Figma (FIG) falls as AI-disruption fears linger ahead of May 14 earnings
Figma shares are sliding as investors continue to price in heightened competitive risk from new AI-driven design tools, with sentiment still pressured ahead of the company’s May 14, 2026 earnings report. The stock’s move comes amid a broader post-IPO volatility backdrop, where options activity and positioning have amplified day-to-day swings.
1. What’s moving the stock
Figma (FIG) is down 3.53% to $19.35 as the market keeps focusing on the risk that fast-improving generative-AI design products could compress Figma’s pricing power and slow seat expansion. The decline fits a pattern from recent weeks where the stock has been volatile and sensitive to AI-competition headlines and trader positioning ahead of the next earnings catalyst.
2. The key overhang: AI competition and sentiment
Recent trading has been shaped by growing concern that AI-native tools can produce usable mockups and prototypes faster, potentially shifting parts of design workflows away from traditional collaborative canvases. That narrative picked up momentum in April following new AI-design product chatter tied to Anthropic, pressuring Figma and similar design-exposed names and keeping investors cautious into May.
3. Why the move can look bigger on a quiet news day
With Figma’s next earnings report scheduled for May 14, 2026, short-term flows often dominate: hedging, de-risking, and tactical trades can drive outsized percentage moves even without a single company headline.
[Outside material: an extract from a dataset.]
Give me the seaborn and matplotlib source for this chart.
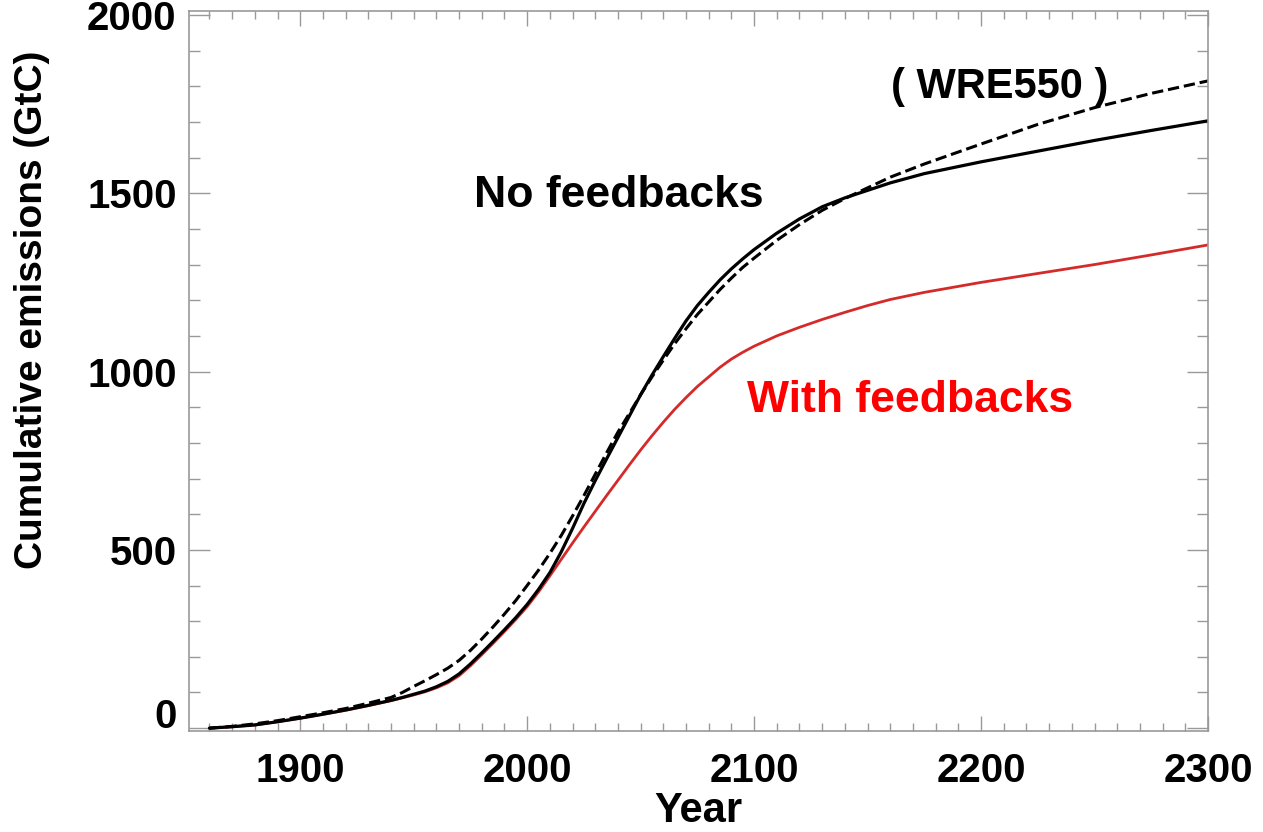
import matplotlib
matplotlib.use("Agg")
import matplotlib.pyplot as plt
import seaborn as sns
import pandas as pd
from matplotlib.ticker import MultipleLocator

years = [1860, 1870, 1880, 1890, 1900, 1910, 1920, 1930, 1940, 1945, 1950, 1955,
         1960, 1965, 1970, 1975, 1980, 1985, 1990, 1995, 2000, 2005, 2010, 2015,
         2020, 2025, 2030, 2035, 2040, 2045, 2050, 2055, 2060, 2065, 2070, 2075,
         2080, 2085, 2090, 2095, 2100, 2110, 2120, 2130, 2140, 2150, 2160, 2175,
         2200, 2225, 2250, 2275, 2300]

no_feedbacks = [0, 4, 9, 18, 28, 39, 51, 64, 78, 86, 95, 104,
                116, 131, 152, 180, 211, 243, 276, 310, 347, 389, 436, 494,
                560, 630, 694, 755, 815, 875, 935, 990, 1042, 1093, 1142, 1185,
                1222, 1257, 1288, 1316, 1342, 1388, 1428, 1462, 1487, 1508, 1529, 1555,
                1588, 1618, 1648, 1676, 1703]

wre550 = [0, 5, 12, 21, 32, 43, 55, 70, 86, 100, 117, 133,
          150, 168, 190, 218, 250, 284, 320, 358, 400, 443, 490, 540,
          595, 652, 712, 772, 830, 882, 935, 985, 1032, 1078, 1120, 1160,
          1195, 1230, 1262, 1292, 1318, 1368, 1412, 1452, 1485, 1515, 1545, 1582,
          1638, 1693, 1740, 1780, 1815]

with_feedbacks = [0, 4, 9, 18, 28, 39, 50, 63, 77, 85, 93, 102,
                  113, 127, 147, 175, 206, 238, 271, 305, 341, 382, 427, 473,
                  519, 564, 608, 652, 695, 738, 780, 820, 858, 894, 927, 958,
                  985, 1012, 1035, 1054, 1071, 1100, 1124, 1146, 1166, 1185, 1202, 1222,
                  1250, 1275, 1300, 1327, 1355]

df = pd.DataFrame({"Year": years, "No feedbacks": no_feedbacks,
                   "WRE550": wre550, "With feedbacks": with_feedbacks})

sns.set_style("ticks")
plt.rcParams["font.family"] = ["Liberation Sans", "DejaVu Sans"]
plt.rcParams["font.weight"] = "bold"
plt.rcParams["text.color"] = "black"
plt.rcParams["axes.labelcolor"] = "black"

fig = plt.figure(figsize=(12.63, 8.32), dpi=100)
ax = fig.add_axes([189 / 1263, 1 - 731 / 832, (1208 - 189) / 1263, (731 - 11) / 832])

sns.lineplot(data=df, x="Year", y="With feedbacks", ax=ax, color="#d42a2a", lw=2.0)
sns.lineplot(data=df, x="Year", y="No feedbacks", ax=ax, color="black", lw=2.3)
sns.lineplot(data=df, x="Year", y="WRE550", ax=ax, color="black", lw=2.2,
             dashes=(3.4, 2.2), linestyle="--")

ax.set_xlim(1851, 2300)
ax.set_ylim(-8, 2011)
ax.set_xticks([1900, 2000, 2100, 2200, 2300])
ax.set_yticks([0, 500, 1000, 1500, 2000])
ax.xaxis.set_minor_locator(MultipleLocator(10))
ax.yaxis.set_minor_locator(MultipleLocator(100))

gray = "#999999"
for sp in ax.spines.values():
    sp.set_visible(True)
    sp.set_color(gray)
    sp.set_linewidth(1.2)

ax.tick_params(axis="both", which="both", direction="in", top=True, right=True,
               color=gray, width=1.0, labelcolor="black")
ax.tick_params(axis="x", which="major", length=11, pad=15, labelsize=29)
ax.tick_params(axis="x", which="minor", length=5.5)
ax.tick_params(axis="y", which="major", length=15, pad=9, labelsize=29)
ax.tick_params(axis="y", which="minor", length=8)
for lab in ax.get_xticklabels() + ax.get_yticklabels():
    lab.set_fontweight("bold")
ylabs = ax.get_yticklabels()
ylabs[0].set_va("baseline")

ax.set_xlabel("Year", fontsize=30, fontweight="bold", color="black")
ax.set_ylabel("Cumulative emissions (GtC)", fontsize=28, fontweight="bold", color="black")
ax.xaxis.set_label_coords(0.5, -0.084)
ax.yaxis.set_label_coords(-0.136, 0.585)

ax.text(2040.5, 1495, "No feedbacks", fontsize=32, fontweight="bold",
        color="black", ha="center", va="center")
ax.text(2168.7, 920, "With feedbacks", fontsize=32, fontweight="bold",
        color="#ff0000", ha="center", va="center")
ax.text(2208, 1798, "( WRE550 )", fontsize=30, fontweight="bold",
        color="black", ha="center", va="center")

fig.savefig("out.png", dpi=100, facecolor="white")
Unusual options activity has also been a recurring theme for FIG in recent weeks, which can mechanically increase intraday volatility as dealers rebalance exposure.
4. What to watch next
The next major catalyst is Figma’s May 14 earnings release and commentary on AI monetization, competitive positioning, and forward guidance. Investors will be watching for evidence that AI features are driving incremental paid usage (rather than cannibalizing seats) and for any change in demand signals that could validate—or defuse—the current disruption narrative.